_Task brief_
Retype only what runs from the first line of the records to the line with "Arial, Helvetica, sans-serif';", inclusive, and no pictures.

* * *

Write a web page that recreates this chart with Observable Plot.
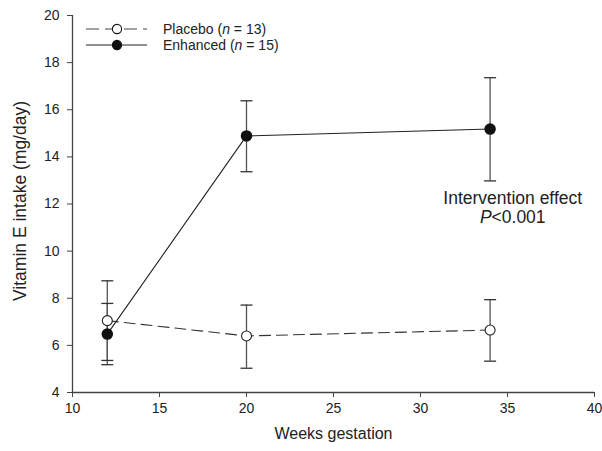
<!DOCTYPE html>
<html><head><meta charset="utf-8">
<script src="https://cdn.jsdelivr.net/npm/d3@7"></script>
<script src="https://cdn.jsdelivr.net/npm/@observablehq/plot@0.6"></script>
<style>
body{margin:0;background:#fff;font-family:"Liberation Sans",Arial,Helvetica,sans-serif}
#wrap{position:relative;width:602px;height:451px}
#legend{position:absolute;left:86px;top:21px;font-size:14px;color:#222;line-height:16px}
#legend .row{display:flex;align-items:center;height:16px}
#legend svg{margin-right:16px}
</style></head><body>
<div id="wrap"><div id="legend"></div></div>
<script>
const weeks = [12, 20, 34];
const placeboMean = [7.05, 6.4, 6.65];
const placeboLow = [5.36, 5.03, 5.33];
const placeboHigh = [8.74, 7.71, 7.94];
const enhancedMean = [6.48, 14.89, 15.18];
const enhancedLow = [5.18, 13.37, 12.98];
const enhancedHigh = [7.78, 16.38, 17.36];
const seriesNames = ["Placebo", "Enhanced"];
const groupSizes = [13, 15];
const xTicks = [10, 15, 20, 25, 30, 35, 40];
const yTicks = [4, 6, 8, 10, 12, 14, 16, 18, 20];
const xLabel = "Weeks gestation";
const yLabel = "Vitamin E intake (mg/day)";
const annotLines = ["Intervention effect", "P<0.001"];
const annotX = [35.3];
const annotY = [11.85];

const placebo = weeks.map((w, i) => ({x: w, y: placeboMean[i], lo: placeboLow[i], hi: placeboHigh[i]}));
const enhanced = weeks.map((w, i) => ({x: w, y: enhancedMean[i], lo: enhancedLow[i], hi: enhancedHigh[i]}));
const caps = [...placebo, ...enhanced].flatMap(d => [{x: d.x, y: d.lo}, {x: d.x, y: d.hi}]);
const capSymbol = {draw(ctx, size) { const r = Math.sqrt(size / Math.PI); ctx.moveTo(-r, 0); ctx.lineTo(r, 0); }};
const font = '"Liberation Sans", Arial, Helvetica, sans-serif';

const chart = Plot.plot({
  width: 602, height: 451,
  marginLeft: 72, marginRight: 8, marginTop: 15, marginBottom: 59,
  x: {domain: [10, 40]},
  y: {domain: [4, 20]},
  style: {fontFamily: font, fontSize: "14px", color: "#222", background: "white"},
  marks: [
    Plot.axisX({ticks: xTicks, tickSize: 5, tickPadding: 6, label: null, stroke: "#444"}),
    Plot.axisY({ticks: yTicks, tickSize: 5, tickPadding: 8, label: null, stroke: "#444"}),
    Plot.ruleX([10], {stroke: "#444", strokeWidth: 1.3}),
    Plot.ruleY([4], {stroke: "#444", strokeWidth: 1.3}),
    Plot.text([xLabel], {frameAnchor: "bottom", dy: 46, fontSize: 16, fill: "#222"}),
    Plot.text([yLabel], {frameAnchor: "left", textAnchor: "middle", rotate: -90, dx: -52, dy: -3, fontSize: 17.5, fill: "#222"}),
    Plot.ruleX(placebo, {x: "x", y1: "lo", y2: "hi", stroke: "#555", strokeWidth: 1.3}),
    Plot.ruleX(enhanced, {x: "x", y1: "lo", y2: "hi", stroke: "#555", strokeWidth: 1.3}),
    Plot.dot(caps, {x: "x", y: "y", symbol: capSymbol, r: 6, stroke: "#333", strokeWidth: 1.3}),
    Plot.line(placebo, {x: "x", y: "y", stroke: "#333", strokeWidth: 1.1, strokeDasharray: "11,6"}),
    Plot.line(enhanced, {x: "x", y: "y", stroke: "#222", strokeWidth: 1.1}),
    Plot.dot(placebo, {x: "x", y: "y", r: 5, fill: "white", stroke: "#222", strokeWidth: 1.1}),
    Plot.dot(enhanced, {x: "x", y: "y", r: 5, fill: "#111", stroke: "#111"}),
    Plot.text([annotLines.join("\n")], {x: annotX, y: annotY, fontSize: 17.5, lineHeight: 1.1, fill: "#222"})
  ]
});
document.getElementById("wrap").appendChild(chart);
chart.style.position = "absolute"; chart.style.left = "0"; chart.style.top = "0";
document.getElementById("legend").style.zIndex = 2;

// italicize the P in the annotation
chart.querySelectorAll("tspan").forEach(t => {
  if (t.textContent === annotLines[1]) {
    t.textContent = "";
    const it = document.createElementNS("http://www.w3.org/2000/svg", "tspan");
    it.setAttribute("font-style", "italic");
    it.textContent = annotLines[1].slice(0, 1);
    t.appendChild(it);
    t.appendChild(document.createTextNode(annotLines[1].slice(1)));
  }
});

// legend
const legend = document.getElementById("legend");
seriesNames.forEach((name, i) => {
  const row = document.createElement("div");
  row.className = "row";
  const dashed = i === 0;
  row.innerHTML = `<svg width="61" height="14"><line x1="0" x2="61" y1="7" y2="7" stroke="${dashed ? '#444' : '#222'}" stroke-width="1.1" ${dashed ? 'stroke-dasharray="13,6"' : ''}/><circle cx="31" cy="7" r="4.6" fill="${dashed ? 'white' : '#111'}" stroke="#111" stroke-width="1.1"/></svg><span>${name} (<i>n</i> = ${groupSizes[i]})</span>`;
  legend.appendChild(row);
});
</script>
</body></html>
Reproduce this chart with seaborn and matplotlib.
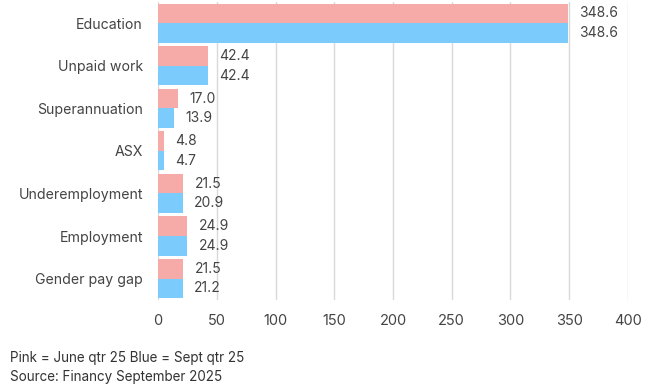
import matplotlib
matplotlib.use("Agg")
import matplotlib.pyplot as plt
import seaborn as sns
import pandas as pd

categories = ["Education", "Unpaid work", "Superannuation", "ASX",
              "Underemployment", "Employment", "Gender pay gap"]
june_qtr = [348.6, 42.4, 17.0, 4.8, 21.5, 24.9, 21.5]
sept_qtr = [348.6, 42.4, 13.9, 4.7, 20.9, 24.9, 21.2]
series_names = ["June qtr 25", "Sept qtr 25"]
x_ticks = [0, 50, 100, 150, 200, 250, 300, 350, 400]

df = pd.DataFrame({
    "category": categories * 2,
    "value": june_qtr + sept_qtr,
    "series": [series_names[0]] * len(categories) + [series_names[1]] * len(categories),
})

sns.set_theme(style="white")
plt.rcParams["font.family"] = ["Inter", "DejaVu Sans"]
text_color = "#444444"

fig = plt.figure(figsize=(6.48, 3.92), dpi=100)
ax = fig.add_axes([0.244, 0.235, 0.725, 0.76])

palette = {series_names[0]: "#F6ABA8", series_names[1]: "#7BCBFD"}
sns.barplot(data=df, y="category", x="value", hue="series", orient="h",
            palette=palette, width=0.92, ax=ax, legend=False, saturation=1,
            linewidth=0)

for c in ax.containers:
    ax.bar_label(c, labels=[f"{v:.1f}" for v in c.datavalues], padding=8,
                 fontsize=10, color=text_color)

ax.set_xlim(0, 400)
ax.set_ylim(6.5, -0.5)
ax.set_xticks(x_ticks)
ax.set_xticklabels([str(t) for t in x_ticks])
ax.xaxis.grid(True, color="#d9d9d9", linewidth=1)
ax.set_axisbelow(True)
for s in ax.spines.values():
    s.set_visible(False)
ax.set_xlabel("")
ax.set_ylabel("")
ax.tick_params(axis="x", colors=text_color, labelsize=10.5, length=0, pad=10)
ax.tick_params(axis="y", colors=text_color, labelsize=10.2, length=0, pad=11)

fig.text(0.015, 0.088, "Pink = June qtr 25 Blue = Sept qtr 25", fontsize=9.7,
         color="#333333", va="center")
fig.text(0.015, 0.037, "Source: Financy September 2025", fontsize=9.7,
         color="#333333", va="center")

fig.savefig("out.png", dpi=100)
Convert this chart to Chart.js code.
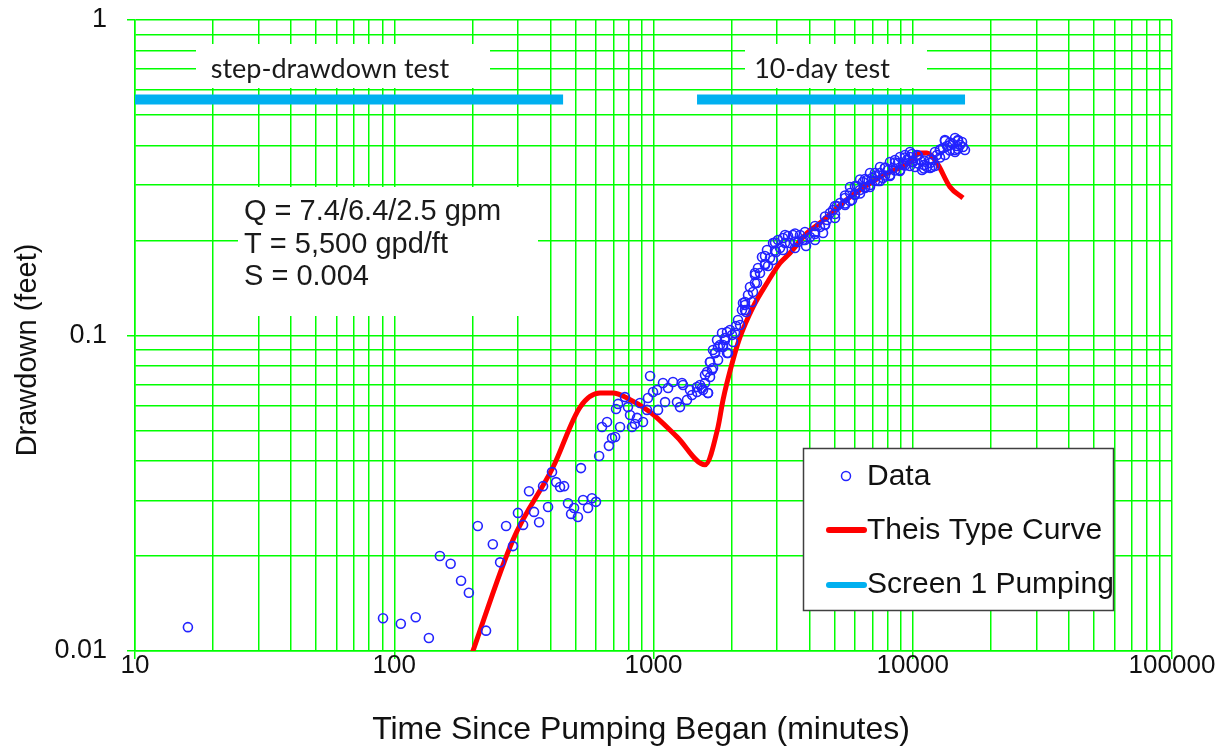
<!DOCTYPE html>
<html>
<head>
<meta charset="utf-8">
<script src="https://cdn.jsdelivr.net/npm/chart.js@4.4.1/dist/chart.umd.min.js"></script>
<style>
  html, body { margin: 0; padding: 0; background: #ffffff; }
  #wrap { position: relative; width: 1225px; height: 750px; }
  canvas { display: block; }
</style>
</head>
<body>
<div id="wrap"><canvas id="c" width="1225" height="750"></canvas></div>
<script>
// ---------------- data ----------------
const dataTime = [
  16.0, 90.5, 106, 121, 136, 150, 165, 181, 194, 210, 226, 240, 256, 270, 287, 300, 314, 331, 346, 362,
  375, 392, 406, 421, 436, 452, 468, 481, 494, 511, 525, 535, 559, 579, 600, 617, 633, 662, 673, 692,
  711, 717, 730, 743, 776, 797, 812, 826, 848, 864, 887, 911, 944, 970, 952, 996, 1041, 1032, 1088, 1138,
  1108, 1189, 1232, 1288, 1265, 1346, 1408, 1472, 1538, 1580, 1622, 1652, 1697, 1727, 1774, 1854, 1939, 2026,
  1300, 1383, 1472, 1552, 1580, 1623, 1608, 1652, 1652, 1696, 1727, 1758, 1774, 1838, 1854, 1921, 1921, 1973,
  2063, 2118, 2194, 2254, 2214, 2356, 2315, 2399, 2463, 2507, 2575, 2621, 2692, 2740, 2814, 2891, 2891, 3021,
  3159, 3159, 3303, 3452, 3514, 3609, 3773, 3875, 4015, 4198, 4387, 4507, 4669, 4795, 4925, 5104, 5242, 5480,
  5728, 5831, 6095, 6259, 6428, 6660, 6840, 7151, 7476, 7678, 8024, 8391, 8773, 9172, 9502, 9759, 10023, 10380,
  10670, 11050, 11350, 11660, 11970, 12400, 12740, 13080, 13560, 13920, 14300, 14820, 15220, 15620, 15900, 15490, 14560,
  5986, 6545, 6963, 7345, 7816, 8170, 8540, 8930, 9335, 10200, 10860, 11870, 13310, 14950,
  5013, 4587, 5480, 4198, 3674, 3362, 3076, 2969, 2765, 2530, 2420, 2274, 2157, 1887,
  2254, 2254, 2463, 2463, 2692, 2692, 2942, 2942, 3216, 3216, 3514, 3514, 3840, 3840, 4198, 4198,
  4587, 4587, 5013, 5013, 5480, 5480, 5986, 5986, 6545, 6545, 7151, 7151, 7816, 7816, 8540, 8540,
  9335, 9335, 9934, 9934, 10480, 10480, 11050, 11050, 11660, 11660, 12740, 12740, 13920, 13920, 14940, 14940,
  1512, 1681, 1805, 1887, 2008, 2081,
  5728, 5728, 6259, 6259, 6840, 6840, 7476, 7476, 8170, 8170, 8930, 8930, 9759, 9759, 12180, 12180, 13310, 13310, 14560, 14560
];
const dataDrawdown = [
  0.0119, 0.0127, 0.0122, 0.0128, 0.0110, 0.0200, 0.0189, 0.0167, 0.0153, 0.0249, 0.0116, 0.0218, 0.0191, 0.0249, 0.0215, 0.0274, 0.0251, 0.0321, 0.0276, 0.0256,
  0.0333, 0.0286, 0.0369, 0.0343, 0.0331, 0.0333, 0.0294, 0.0272, 0.0284, 0.0266, 0.0380, 0.0301, 0.0284, 0.0305, 0.0297, 0.0415, 0.0513, 0.0532, 0.0447, 0.0473,
  0.0477, 0.0585, 0.0607, 0.0513, 0.0638, 0.0593, 0.0560, 0.0513, 0.0524, 0.0548, 0.0611, 0.0532, 0.0581, 0.0744, 0.0634, 0.0662, 0.0581, 0.0672, 0.0707, 0.0682,
  0.0615, 0.0712, 0.0615, 0.0707, 0.0593, 0.0625, 0.0648, 0.0662, 0.0682, 0.0750, 0.0657, 0.0824, 0.0789, 0.0880, 0.0919, 0.0933, 0.0880, 0.0954,
  0.0697, 0.0672, 0.0687, 0.0672, 0.0707, 0.0657, 0.0766, 0.0739, 0.0824, 0.0900, 0.0880, 0.0968, 0.0836, 0.1018, 0.0919, 0.1026, 0.0880, 0.1041,
  0.1018, 0.1120, 0.1205, 0.1249, 0.1268, 0.1424, 0.1344, 0.1277, 0.1578, 0.1467, 0.1578, 0.1774, 0.1673, 0.1866, 0.1761, 0.1964, 0.1735, 0.2007,
  0.2037, 0.1866, 0.2067, 0.2082, 0.1894, 0.1978, 0.2007, 0.1921, 0.2052, 0.2128, 0.2208, 0.2113, 0.2323, 0.2445, 0.2499, 0.2573, 0.2630, 0.2728,
  0.2830, 0.2689, 0.2977, 0.2892, 0.3065, 0.3111, 0.2999, 0.3203, 0.3273, 0.3157, 0.3345, 0.3395, 0.3521, 0.3470, 0.3599, 0.3679, 0.3548, 0.3734,
  0.3599, 0.3470, 0.3420, 0.3521, 0.3599, 0.3734, 0.3873, 0.3930, 0.3988, 0.4018, 0.4046, 0.3988, 0.4018, 0.3959, 0.3873, 0.4105, 0.3873,
  0.2788, 0.2935, 0.3157, 0.3088, 0.3395, 0.3227, 0.3599, 0.3345, 0.3734, 0.3420, 0.3345, 0.3420, 0.4166, 0.4166,
  0.2357, 0.2240, 0.2592, 0.2007, 0.2082, 0.1964, 0.1894, 0.1839, 0.1661, 0.1636, 0.1374, 0.1187, 0.1080, 0.0968,
  0.1277, 0.1205, 0.1555, 0.1467, 0.1786, 0.1685, 0.1972, 0.1860, 0.2082, 0.1964, 0.2105, 0.1986, 0.2128, 0.2007, 0.2224, 0.2098,
  0.2384, 0.2248, 0.2573, 0.2427, 0.2778, 0.2620, 0.2977, 0.2809, 0.3133, 0.2956, 0.3273, 0.3088, 0.3408, 0.3215, 0.3533, 0.3334,
  0.3666, 0.3458, 0.3761, 0.3548, 0.3720, 0.3509, 0.3587, 0.3382, 0.3613, 0.3395, 0.3886, 0.3666, 0.4091, 0.3858, 0.4136, 0.3900,
  0.0697, 0.0777, 0.0933, 0.0982, 0.1004, 0.1072,
  0.2956, 0.2669, 0.3122, 0.2819, 0.3273, 0.2956, 0.3420, 0.3088, 0.3548, 0.3203, 0.3679, 0.3322, 0.3816, 0.3445, 0.3816, 0.3445, 0.4136, 0.3734, 0.4227, 0.3816
];

const theisTime = [195, 287, 410, 521, 622, 698, 790, 970, 1232, 1580, 1774, 1854, 2026, 2157, 2420, 2740, 3076, 3362, 3909, 4387, 5728, 7476, 9759, 10670, 11350, 12400, 13920, 15620];
const theisDrawdown = [0.0093, 0.0225, 0.0383, 0.0593, 0.0657, 0.0657, 0.0634, 0.0572, 0.0477, 0.0389, 0.0513, 0.0625, 0.0836, 0.0989, 0.1231, 0.1467, 0.1697, 0.1826, 0.2113, 0.2273, 0.2748, 0.3180, 0.3548, 0.3788, 0.3788, 0.3521, 0.2956, 0.2728];

const pumpStepTime = [10, 448];
const pumpTenDayTime = [1472, 15910];
const pumpLevel = [0.56, 0.56];

const xTickValues = [10, 100, 1000, 10000, 100000];
const xTickLabels = ['10', '100', '1000', '10000', '100000'];
const yTickValues = [0.01, 0.1, 1];
const yTickLabels = ['0.01', '0.1', '1'];

const seriesNames = ['Data', 'Theis Type Curve', 'Screen 1 Pumping'];
const noteLines = ['Q = 7.4/6.4/2.5 gpm', 'T = 5,500 gpd/ft', 'S = 0.004'];
const phaseLabels = ['step-drawdown test', '10-day test'];
const axisTitles = ['Time Since Pumping Began (minutes)', 'Drawdown (feet)'];

// ---------------- styling ----------------
const GREEN = '#00ff00';
const BLUE = '#2323ff';
const RED = '#ff0000';
const CYAN = '#00b0f0';
const INK = '#111111';
const SANS = '"Liberation Sans", Arial, sans-serif';

function logGrid(min, max) {
  const out = [];
  for (let d = min; d < max * 0.999; d *= 10) {
    for (let k = 1; k <= 9; k++) out.push(+(d * k).toPrecision(6));
  }
  out.push(max);
  return out;
}

function pairs(xs, ys) { return xs.map((x, i) => ({ x: x, y: ys[i] })); }

const annotationPlugin = {
  id: 'annotations',
  beforeDatasetsDraw(chart) {
    const ctx = chart.ctx;
    ctx.save();
    ctx.fillStyle = '#ffffff';
    // white text boxes covering the grid
    ctx.fillRect(196, 44, 294, 44);
    ctx.fillRect(745, 44, 182, 44);
    ctx.fillRect(238, 187, 300, 129);
    ctx.fillStyle = '#1a1a1a';
    ctx.textBaseline = 'middle';
    ctx.textAlign = 'center';
    ctx.font = '27px Lato, "Open Sans", sans-serif';
    ctx.fillText(phaseLabels[0], 330, 69);
    ctx.fillText(phaseLabels[1], 822, 69);
    ctx.textAlign = 'left';
    ctx.font = '29px ' + SANS;
    noteLines.forEach((t, i) => ctx.fillText(t, 244, 212 + i * 32.5));

    // legend
    ctx.fillStyle = '#ffffff';
    ctx.fillRect(803, 448, 310, 162);
    ctx.strokeStyle = '#404040';
    ctx.lineWidth = 1.5;
    ctx.strokeRect(803.5, 448.5, 310, 162);
    ctx.beginPath();
    ctx.strokeStyle = BLUE; ctx.lineWidth = 1.5;
    ctx.arc(846, 476, 4.5, 0, Math.PI * 2);
    ctx.stroke();
    ctx.lineCap = 'round';
    ctx.beginPath(); ctx.strokeStyle = RED; ctx.lineWidth = 6;
    ctx.moveTo(829, 530); ctx.lineTo(864, 530); ctx.stroke();
    ctx.beginPath(); ctx.strokeStyle = CYAN; ctx.lineWidth = 6;
    ctx.moveTo(829, 585); ctx.lineTo(864, 585); ctx.stroke();
    ctx.fillStyle = INK;
    ctx.font = '30px ' + SANS;
    ctx.textAlign = 'left';
    ctx.fillText(seriesNames[0], 867, 477);
    ctx.fillText(seriesNames[1], 867, 531);
    ctx.fillText(seriesNames[2], 867, 585);
    ctx.restore();
  },
  afterDraw(chart) {
    const ctx = chart.ctx;
    ctx.save();
    ctx.fillStyle = INK;
    ctx.textAlign = 'center';
    ctx.textBaseline = 'middle';
    ctx.font = '32px ' + SANS;
    ctx.fillText(axisTitles[0], 641, 730);
    ctx.translate(28, 350);
    ctx.rotate(-Math.PI / 2);
    ctx.font = '29px ' + SANS;
    ctx.fillText(axisTitles[1], 0, 0);
    ctx.restore();
  }
};

const chart = new Chart(document.getElementById('c'), {
  type: 'scatter',
  data: {
    datasets: [
      {
        label: seriesNames[0],
        data: pairs(dataTime, dataDrawdown),
        showLine: false,
        pointStyle: 'circle',
        pointRadius: 4.5,
        pointBorderWidth: 1.6,
        pointBorderColor: BLUE,
        pointBackgroundColor: 'rgba(0,0,0,0)',
        pointHoverRadius: 4.5,
        order: 1
      },
      {
        label: seriesNames[1],
        data: pairs(theisTime, theisDrawdown),
        showLine: true,
        borderColor: RED,
        borderWidth: 5,
        pointRadius: 0,
        cubicInterpolationMode: 'monotone',
        borderJoinStyle: 'round',
        order: 3
      },
      {
        label: seriesNames[2],
        data: pairs(pumpStepTime, pumpLevel),
        showLine: true,
        borderColor: CYAN,
        borderWidth: 10,
        pointRadius: 0,
        order: 2
      },
      {
        label: seriesNames[2] + ' (10-day)',
        data: pairs(pumpTenDayTime, pumpLevel),
        showLine: true,
        borderColor: CYAN,
        borderWidth: 10,
        pointRadius: 0,
        order: 2
      }
    ]
  },
  options: {
    responsive: false,
    animation: false,
    events: [],
    layout: { autoPadding: false, padding: { top: 20, right: 53, left: 0, bottom: 0 } },
    plugins: { legend: { display: false }, tooltip: { enabled: false } },
    scales: {
      x: {
        type: 'logarithmic',
        position: 'bottom',
        min: 10, max: 100000,
        afterFit(s) { s.height = 99; s.paddingLeft = 0; s.paddingRight = 0; },
        afterBuildTicks(s) { s.ticks = logGrid(10, 100000).map(v => ({ value: v })); },
        ticks: {
          autoSkip: false, maxRotation: 0, minRotation: 0, padding: -9,
          color: INK,
          font: { family: SANS, size: 26 },
          callback(v) { const i = xTickValues.indexOf(+v); return i >= 0 ? xTickLabels[i] : ''; }
        },
        grid: {
          color: GREEN, lineWidth: 1.5, tickLength: 8,
          tickColor(c) { return (c.tick && xTickValues.indexOf(c.tick.value) >= 0) ? GREEN : 'rgba(0,0,0,0)'; }
        },
        border: { color: GREEN, width: 1.5 },
        title: { display: false }
      },
      y: {
        type: 'logarithmic',
        position: 'left',
        min: 0.01, max: 1,
        afterFit(s) { s.width = 135; s.paddingTop = 0; s.paddingBottom = 0; },
        afterBuildTicks(s) { s.ticks = logGrid(0.01, 1).map(v => ({ value: v })); },
        ticks: {
          autoSkip: false, padding: 20,
          color: INK,
          font: { family: SANS, size: 27 },
          callback(v) {
            const i = yTickValues.findIndex(t => Math.abs(t - v) < 1e-9);
            return i >= 0 ? yTickLabels[i] : '';
          }
        },
        grid: {
          color: GREEN, lineWidth: 1.5, tickLength: 8,
          tickColor(c) { return (c.tick && yTickValues.some(t => Math.abs(t - c.tick.value) < 1e-9)) ? GREEN : 'rgba(0,0,0,0)'; }
        },
        border: { color: GREEN, width: 1.5 },
        title: { display: false }
      }
    }
  },
  plugins: [annotationPlugin]
});
</script>
</body>
</html>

* * *

_Completed task_
Write a web page that recreates this chart with Observable Plot.
<!DOCTYPE html>
<html><head><meta charset="utf-8">
<script src="https://cdn.jsdelivr.net/npm/d3@7"></script>
<script src="https://cdn.jsdelivr.net/npm/@observablehq/plot@0.6"></script>
<style>
body{margin:0;background:#fff;font-family:"Liberation Sans",Arial,Helvetica,sans-serif}
#wrap{position:relative;width:602px;height:451px}
#legend{position:absolute;left:86px;top:21px;font-size:14px;color:#222;line-height:16px}
#legend .row{display:flex;align-items:center;height:16px}
#legend svg{margin-right:16px}
</style></head><body>
<div id="wrap"><div id="legend"></div></div>
<script>
const weeks = [12, 20, 34];
const placeboMean = [7.05, 6.4, 6.65];
const placeboLow = [5.36, 5.03, 5.33];
const placeboHigh = [8.74, 7.71, 7.94];
const enhancedMean = [6.48, 14.89, 15.18];
const enhancedLow = [5.18, 13.37, 12.98];
const enhancedHigh = [7.78, 16.38, 17.36];
const seriesNames = ["Placebo", "Enhanced"];
const groupSizes = [13, 15];
const xTicks = [10, 15, 20, 25, 30, 35, 40];
const yTicks = [4, 6, 8, 10, 12, 14, 16, 18, 20];
const xLabel = "Weeks gestation";
const yLabel = "Vitamin E intake (mg/day)";
const annotLines = ["Intervention effect", "P<0.001"];
const annotX = [35.3];
const annotY = [11.85];

const placebo = weeks.map((w, i) => ({x: w, y: placeboMean[i], lo: placeboLow[i], hi: placeboHigh[i]}));
const enhanced = weeks.map((w, i) => ({x: w, y: enhancedMean[i], lo: enhancedLow[i], hi: enhancedHigh[i]}));
const caps = [...placebo, ...enhanced].flatMap(d => [{x: d.x, y: d.lo}, {x: d.x, y: d.hi}]);
const capSymbol = {draw(ctx, size) { const r = Math.sqrt(size / Math.PI); ctx.moveTo(-r, 0); ctx.lineTo(r, 0); }};
const font = '"Liberation Sans", Arial, Helvetica, sans-serif';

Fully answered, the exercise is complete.